No alien ‘signals’ from cigar-shaped asteroid: researchers

This handout photo released by the European Southern Observatory on November 20, 2017 shows an artist’s impression of the first interstellar asteroid: Oumuamua.
 / AFP / European Southern Observatory / M. Kornmesser /

PARIS, France (AFP) — No alien signals have been detected from an interstellar, cigar-shaped space rock discovered travelling through our Solar System in October, researchers listening for evidence of extraterrestrial technology said Thursday.

The object, dubbed Oumuamua, was spotted by several Earthly telescopes two months ago.

Given its weird trajectory, surprised researchers immediately concluded it was from beyond our planetary system — the first interstellar object ever identified in our midst.

The rock is thought to be about 400 meters (1,300 feet) long, and thin — only about 40 m wide, a never-before-seen shape for an asteroid.

After its discovery was announced last month, a project called Breakthrough Listen, dedicated to finding signs of extraterrestrial intelligence, said it would study the rock for artificial signals.

“No such signals have been detected” by its network of telescopes, the project said Thursday, adding: “the analysis is not yet complete.”

Oumuamua is a Hawaiian name meaning “messenger” or “scout.” This scout may have been traveling through space for hundreds of millions, even billions, of years.

Prior to its discovery, none of the 750,000-odd known asteroids and comets in the Solar System were thought to have originated elsewhere.

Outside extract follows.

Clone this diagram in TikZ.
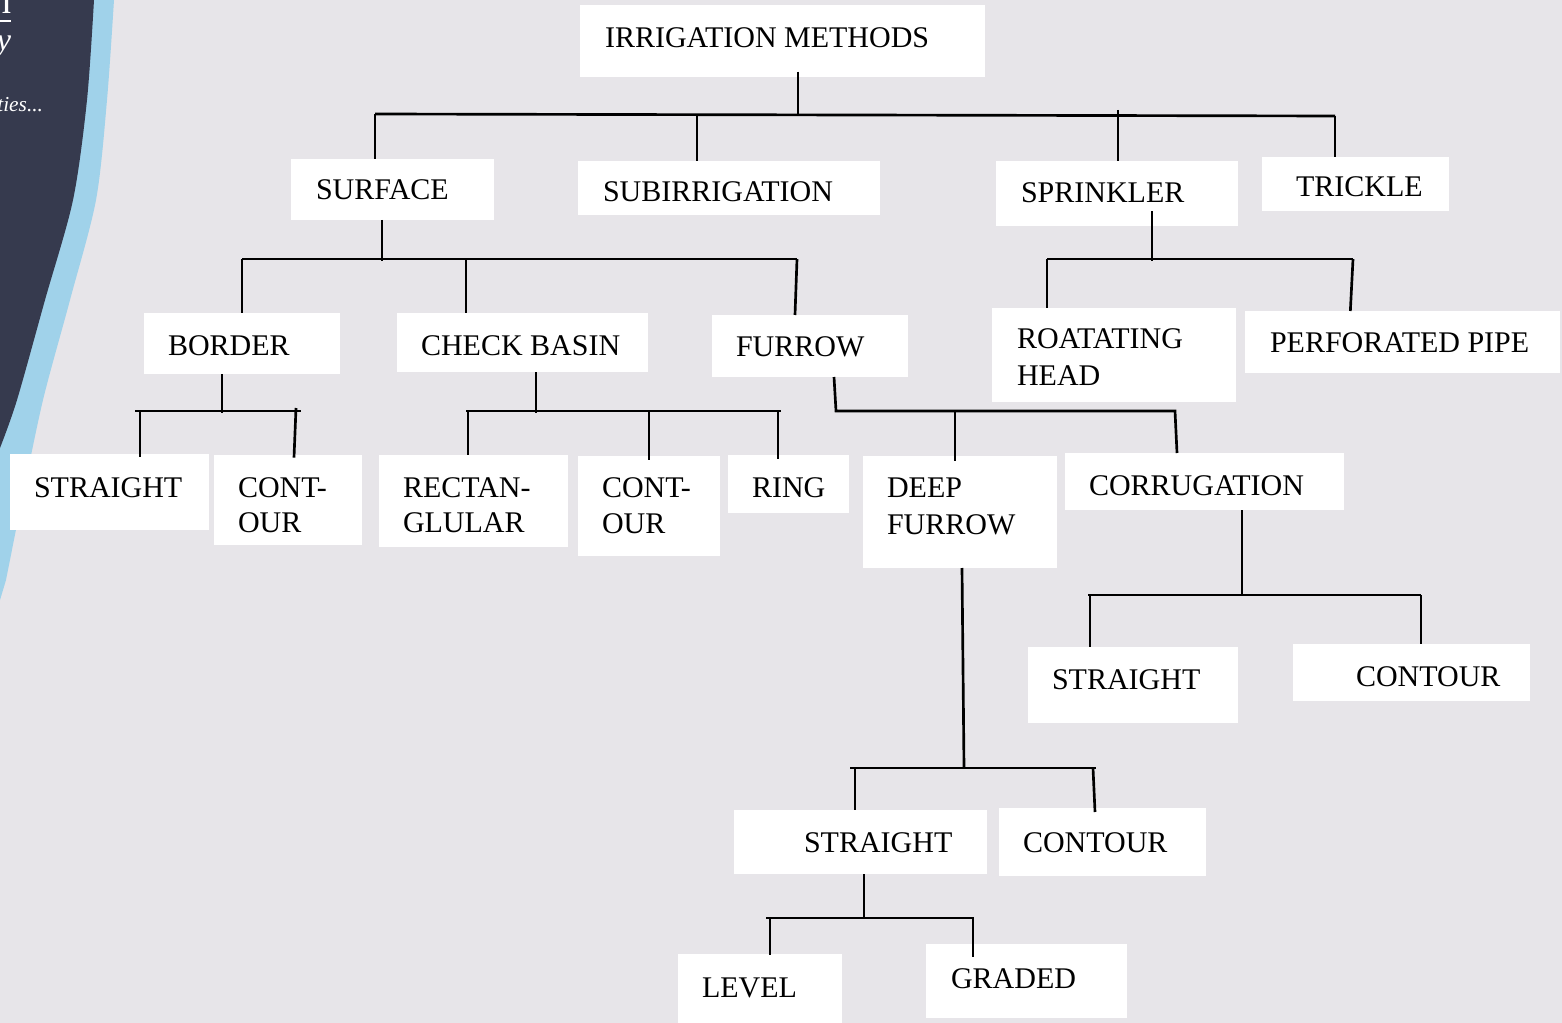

“Oumuamua is most likely an asteroid, ejected from its host star in some chaotic event billions of years ago, and finding its way to our Solar System by chance,” Andrew Siemion of the University of California Berkeley told AFP. He heads the Breakthrough Listen laboratory.

According to NASA, the object is traveling around 38.3 kilometers per second relative to the Sun. It is about 200 million kilometers (125 million miles) from Earth.

It passed Mars’ orbit in November and will pass by that of Jupiter in May next year, before exiting beyond Saturn’s orbit in January 2019.